月夜の田んぼで、ころろ、ころろ、ころろころころ泣く笛は
あれはね、あれはね、あれはカエルの銀の笛、ささ銀の笛

橋を渡って、向こうに町明かりが見えるまで、この歌を繰り返しみんなで歌った。いつの間にか心細さも消え、明かりが近づくにつれて、胸ははちきれそうな期待でいっぱいになっていった。この歌は父が歌うのを聞いただけなので、実際こういう歌詞なのか、そもそもこんな歌が世の中にあったかどうかも知らないが、今でも人通りのない夜の田舎道を歩くと、自然にこの歌が口をついて出てくる。

「月夜のたんぼ」の歌に限らず、父はその場所や季節に合わせてよく歌を歌った。「おお牧場は緑」「草競馬」「おおスザンナ」「赤とんぼ」「あわて床屋」「春になれば」などの歌は父の声といっしょに思い出す。
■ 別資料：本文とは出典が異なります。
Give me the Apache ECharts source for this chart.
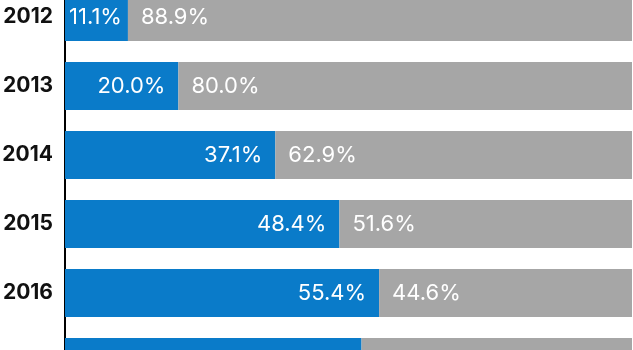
<!DOCTYPE html>
<html>
<head>
<meta charset="utf-8">
<style>
  html, body { margin: 0; padding: 0; background: #ffffff; }
  #chart { width: 633px; height: 350px; }
</style>
<script src="https://cdn.jsdelivr.net/npm/echarts@6/dist/echarts.min.js"></script>
</head>
<body>
<div id="chart"></div>
<script>
const years = ['2012', '2013', '2014', '2015', '2016', '2017'];
const blueShare = [11.1, 20.0, 37.1, 48.4, 55.4, 52.3];
const grayShare = [88.9, 80.0, 62.9, 51.6, 44.6, 47.7];

const FONT = 'Inter, "Liberation Sans", sans-serif';

const chart = echarts.init(document.getElementById('chart'), null, { renderer: 'canvas' });

const blueData = blueShare.map(function (v, i) {
  const item = { value: v };
  if (i === 0) item.label = { distance: 6 };
  return item;
});

chart.setOption({
  animation: false,
  backgroundColor: '#ffffff',
  grid: {
    left: 65, right: 1, top: -17.5, bottom: -46.5,
    containLabel: false,
    outerBoundsMode: 'none'
  },
  xAxis: {
    type: 'value', min: 0, max: 100, show: false
  },
  yAxis: {
    type: 'category',
    data: years,
    inverse: true,
    offset: 1,
    axisLine: { show: true, lineStyle: { color: '#000000', width: 2 } },
    axisTick: { show: false },
    axisLabel: {
      margin: 11,
      color: '#111111',
      fontFamily: FONT,
      fontWeight: 'bold',
      fontSize: 21
    },
    splitLine: { show: false }
  },
  series: [
    {
      type: 'bar',
      stack: 'total',
      data: blueData,
      barWidth: 48,
      itemStyle: { color: '#0a7bc9' },
      label: {
        show: true,
        position: 'insideRight',
        distance: 13,
        color: '#ffffff',
        fontFamily: FONT,
        fontSize: 22,
        formatter: function (p) { return p.value.toFixed(1) + '%'; }
      }
    },
    {
      type: 'bar',
      stack: 'total',
      data: grayShare,
      barWidth: 48,
      itemStyle: { color: '#a6a6a6' },
      label: {
        show: true,
        position: 'insideLeft',
        distance: 13,
        color: '#ffffff',
        fontFamily: FONT,
        fontSize: 22,
        formatter: function (p) { return p.value.toFixed(1) + '%'; }
      }
    }
  ]
});
</script>
</body>
</html>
父は何の為に、どこへ向かって歌っていたのだろうとふと思った。カラオケで歌う自己陶酔的な歌ではなかったし、人に聞かせようとして歌っている風でもなかった。ふっと口をついて出てくる歌、父の思いをどこかへ向かって放つための歌。どこへか、自分でも、人でもないどこか、どこか遥かなところ。父の歌は祈りのようだったと、新しい発見のように思い当たる。そして私は父の歌から何よりも向ける眼差しの方向を学んだのではなかったかと思った。

痴呆が進み、父のできることはひとつ、またひとつと少なくなっていった。まず、絵が描けなくなった。次ぎに文字が書けなくなり、さらに読めなくなった。ところが3年ほ前、母の勧めで父の日にハーモニカをプレゼントしたところ、父はそれを意外なほど達者に吹いた。楽譜もないのに、いろんな曲を次から次ぎに吹いた。良い音色で、味わい深い吹き方だった。父がハーモニカを吹いていたのはわたしが学校へ上がる前までのことだったと思う。なくなっていく記憶のなかで歌だけはそのままの形で残っているのだろうか、それとも父の古い記憶の底の方から忘れていたはずの歌が顕われてくるのだろうか、不思議だった。

昨日の父の日、母は病院に父を訪ねた。子供たちから届いたプレゼントの食べ物とハーモニカを持って。わたしは父のことを書いたここ何日かの話しを、プリントアウトして、小包の中に入れていた。母に読んでもらうためである。父のことは考えてもみなかったが、母はそのプリントしたものを父のところへ持っていき声に出して読んだのだそうだ。父は読む間、じっと聞いていて、おかしいところでは笑い、私がしかられる場面では顔を曇らせたと驚いて報告してくれた。一瞬、記憶が繋がったのではないかと母は言う。ハーモニカもいつもになく楽し気に吹いたということだった。父の症状が良くなるとは思えない。脳の萎縮は進むばかりだからだ。けれど、まだ言葉を届けられること、父に伝えられることを知りうれしかった。この1週間、こうして父のことを書くことができてほんとに良かったと思っている。